平成27年度の主要な研究活動としては、a)海外でのフィールドワークを実施し、b)研究課題に関連する単著および論文を出版した。
a) 平成27年12月より約3週間にわたるクック諸島ミチアロ島でのフィールドワークを実施し、島民の生活とコミュニティ維持の手法について調査をした。さらにクリスマスや年頭に開催された行事を映像によって記録し、歌や舞踊と共に繰りひろげられる献金や寄付といった経済活動について、参与観察および聞き取り調査を行った。またラロトンガ島のアバルアでは、国立博物館およびキリスト教会を訪れ、伝統的なパフォーマンスがいかに歴史的に位置づけられてきたのか、聞き取りおよび歴史的資料の調査・収集をおこなった。一連のフィールドワークで得られたデータを相互参照し、統合することによって、ポリネシア地域における贈与を中心とした経済実践と、身体性、社会空間形成の密な連関について明らかにするとともに、そのような領域を統合する包括的な理論を構築する基盤を確立することができた。
b) 年度末には単著『贈与とふるまいの人類学』を刊行した。本書はこれまでトンガ王国において行ってきた経済活動および日常実践をめぐる研究の集大成であり、本研究での「ポリネシアにおける贈与の全体性」を緻密な民族誌的記述によって明らかにし、人類学における贈与論および相互行為の理論に寄与することができた。
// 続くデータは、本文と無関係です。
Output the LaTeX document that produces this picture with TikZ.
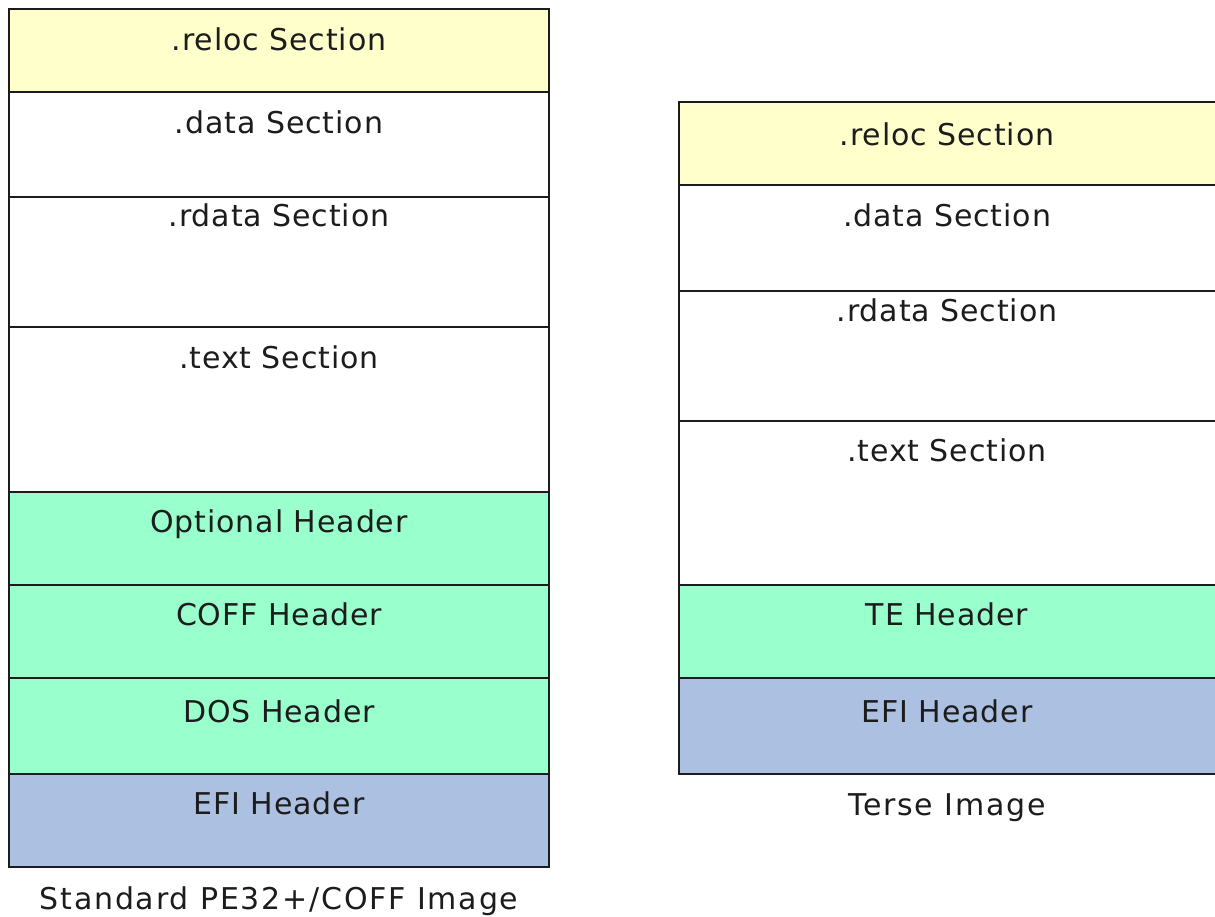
\documentclass[tikz,border=0pt]{standalone}
\usepackage{fontspec}
\setmainfont{DejaVu Sans}[LetterSpace=3]
\newfontfamily\capfont{DejaVu Sans}[LetterSpace=6]
\definecolor{relocfill}{RGB}{255,255,204}
\definecolor{hdrfill}{RGB}{153,255,204}
\definecolor{efifill}{RGB}{172,192,226}
\definecolor{inkcol}{RGB}{28,28,28}
\tikzset{
  seg/.style={draw=inkcol, line width=1pt, fill=white},
  lbl/.style={anchor=base, inner sep=0pt, text=inkcol, font=\fontsize{15}{17}\selectfont},
  captxt/.style={lbl, font=\capfont\fontsize{15}{17}\selectfont}
}
\begin{document}
\begin{tikzpicture}[x=0.5pt, y=-0.5pt]
\useasboundingbox (0,0) rectangle (1215,916);
% ---- standard PE32+/COFF image (left stack) ----
\path[seg, fill=relocfill] (9,9) rectangle (549,92) node[pos=0.5, draw=none] (Lreloc) {};
\path[seg] (9,92) rectangle (549,197) node[pos=0.5, draw=none] (Ldata) {};
\path[seg] (9,197) rectangle (549,327) node[pos=0.5, draw=none] (Lrdata) {};
\path[seg] (9,327) rectangle (549,492) node[pos=0.5, draw=none] (Ltext) {};
\path[seg, fill=hdrfill] (9,492) rectangle (549,585) node[pos=0.5, draw=none] (Lopt) {};
\path[seg, fill=hdrfill] (9,585) rectangle (549,678) node[pos=0.5, draw=none] (Lcoff) {};
\path[seg, fill=hdrfill] (9,678) rectangle (549,774) node[pos=0.5, draw=none] (Ldos) {};
\path[seg, fill=efifill] (9,774) rectangle (549,867) node[pos=0.5, draw=none] (Lefi) {};
\node[lbl] (tLreloc) at (279,50) {.reloc Section};
\node[lbl] (tLdata)  at (279,133) {.data Section};
\node[lbl] (tLrdata) at (279,226) {.rdata Section};
\node[lbl] (tLtext)  at (279,368) {.text Section};
\node[lbl] (tLopt)   at (279,532) {Optional Header};
\node[lbl] (tLcoff)  at (279,625) {COFF Header};
\node[lbl] (tLdos)   at (279,722) {DOS Header};
\node[lbl] (tLefi)   at (279,814) {EFI Header};
\node[captxt] (capL) at (279,909) {Standard PE32+/COFF Image};
% ---- terse image (right stack) ----
\path[seg, fill=relocfill] (679,102) rectangle (1218,185) node[pos=0.5, draw=none] (Rreloc) {};
\path[seg] (679,185) rectangle (1218,291) node[pos=0.5, draw=none] (Rdata) {};
\path[seg] (679,291) rectangle (1218,421) node[pos=0.5, draw=none] (Rrdata) {};
\path[seg] (679,421) rectangle (1218,585) node[pos=0.5, draw=none] (Rtext) {};
\path[seg, fill=hdrfill] (679,585) rectangle (1218,678) node[pos=0.5, draw=none] (Rte) {};
\path[seg, fill=efifill] (679,678) rectangle (1218,774) node[pos=0.5, draw=none] (Refi) {};
\node[lbl] (tRreloc) at (947,145) {.reloc Section};
\node[lbl] (tRdata)  at (947,226) {.data Section};
\node[lbl] (tRrdata) at (947,321) {.rdata Section};
\node[lbl] (tRtext)  at (947,461) {.text Section};
\node[lbl] (tRte)    at (947,625) {TE Header};
\node[lbl] (tRefi)   at (947,722) {EFI Header};
\node[captxt] (capR) at (947,815) {Terse Image};
\end{tikzpicture}
\end{document}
また丹羽典生編『オセアニアの〈紛争〉の比較民族誌』所収の論考「トンガにおける都市性と他者性の現在―暴力の発露としての首都暴動再考」では、トンガの人びとにとっての「他者」存在と認識の形成について、他者との接触や摩擦の生じる多様な事例から論じた。こうした都市性や他者性の現状についての検討によって、人びとの価値観や関わりの変容が明らかとなり、これが本研究が主題としている贈与の実践とも大きく関わっていることがわかった。